Even if such visceral hatred weren’t being flung in Hillary’s direction, though, watching a woman go through the paces of a national-level campaign has brought into sharper focus the male nature of the process. Take the debates, for instance. For months there were six to eight people on a stage trying to one-up each other, score off the others, or deliver a few verbal punches here and there. Oh, yes … and somewhere in the mix were actual analyses of problems and policy positions. But why do we need to know which candidates can whack the others the most forcefully? Is verbal whacking a skill that a president needs?

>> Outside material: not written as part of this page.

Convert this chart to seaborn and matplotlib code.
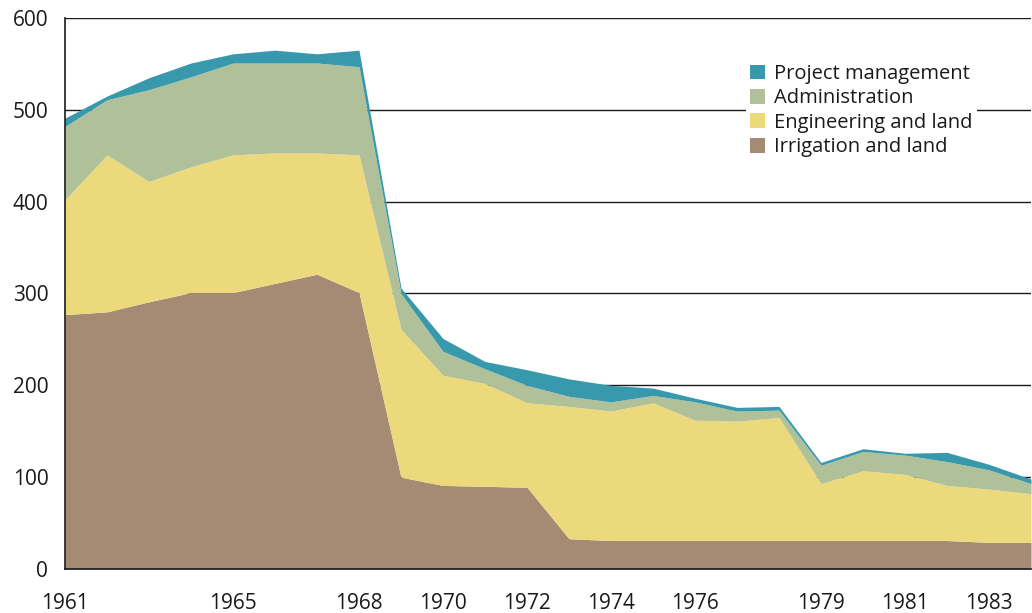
import numpy as np
import pandas as pd
import matplotlib
matplotlib.use("Agg")
import matplotlib.pyplot as plt
import seaborn as sns
from matplotlib.patches import Patch

years = list(range(1961, 1985))
irrigation = [277, 280, 291, 301, 301, 311, 321, 301, 100, 91, 90, 89,
              33, 31, 31, 31, 31, 31, 31, 31, 31, 31, 29, 29]
engineering = [125, 171, 131, 137, 150, 142, 132, 150, 161, 120, 112, 92,
               144, 141, 150, 131, 130, 134, 62, 76, 72, 60, 58, 53]
administration = [80, 60, 100, 98, 100, 98, 98, 96, 39, 26, 16, 19,
                  11, 10, 8, 20, 11, 8, 20, 21, 21, 26, 21, 11]
project_mgmt = [9, 4, 13, 15, 10, 14, 10, 18, 6, 14, 8, 17,
                19, 18, 8, 4, 4, 4, 3, 3, 2, 10, 6, 5]

series_names = ["Irrigation and land", "Engineering and land",
                "Administration", "Project management"]
colors = ["#A58B73", "#ECD97C", "#B0C098", "#3899AD"]
labelled_years = [1961, 1965, 1968, 1970, 1972, 1974, 1976, 1979, 1981, 1983]
y_ticks = [0, 100, 200, 300, 400, 500, 600]

df = pd.DataFrame({"year": years, series_names[0]: irrigation,
                   series_names[1]: engineering, series_names[2]: administration,
                   series_names[3]: project_mgmt})

sns.set_style("white")
plt.rcParams["font.family"] = ["Open Sans", "DejaVu Sans"]

fig = plt.figure(figsize=(10.32, 6.13), dpi=100)
W, H = 1032, 613
x0, x1, y0, y1 = 65, 1031, 569, 18
ax = fig.add_axes([x0 / W, 1 - y0 / H, (x1 - x0) / W, (y0 - y1) / H])

for v in y_ticks[1:]:
    ax.axhline(v, color="#1a1a1a", lw=1.0, zorder=0)

ax.stackplot(df["year"], [df[n] for n in series_names], colors=colors,
             linewidth=0, zorder=2)

ax.set_xlim(1961, 1984)
ax.set_ylim(0, 600)
ax.set_yticks(y_ticks)
ax.set_yticklabels([str(v) for v in y_ticks])
ax.set_xticks(years)
ax.set_xticklabels([str(y) if y in labelled_years else "" for y in years])
ax.tick_params(axis="both", direction="out", length=6, width=1.0,
               color="#1a1a1a", labelsize=15, labelcolor="#1a1a1a")
ax.tick_params(axis="x", pad=11)
ax.tick_params(axis="y", pad=6)
for lab in ax.get_xticklabels() + ax.get_yticklabels():
    lab.set_fontweight("medium")

sns.despine(ax=ax, top=True, right=True)
for s in ["left", "bottom"]:
    ax.spines[s].set_color("#1a1a1a")
    ax.spines[s].set_linewidth(1.2)
    ax.spines[s].set_zorder(3)

handles = [Patch(facecolor=c, edgecolor="none") for c in colors[::-1]]
leg = fig.legend(handles, series_names[::-1], loc="upper left",
                 bbox_to_anchor=(746 / W, 1 - 60 / H), frameon=True,
                 prop={"size": 14.5, "weight": "medium"},
                 handlelength=0.75, handleheight=0.75,
                 handletextpad=0.45, labelspacing=0.22, borderpad=0.2,
                 borderaxespad=0)
leg.get_frame().set_facecolor("white")
leg.get_frame().set_edgecolor("none")
leg.get_frame().set_alpha(1)
for t in leg.get_texts():
    t.set_color("#1a1a1a")

fig.savefig("out.png", dpi=100)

Wouldn’t it be more useful information for voters to see each candidate grilled, on separate nights, for a couple of hours on her or his proposed policy initiatives in all areas by a panel of journalists? That way, we could not only hear about what they propose to do if elected, but we could also see if they can be diplomatic with persons who may well disagree with their analysis. Can the candidate be resolute and convincing without smacking people down? Can they acknowledge other perspectives, while making a strong case for the wisdom of their position?
Instead, we get a contest in which someone will “win” and others will “lose,” and the stats will be clear, and the best whacker will emerge triumphant. It may be a charming sort of sporting event, but what does it have to do with the skills set that we would look for in a president?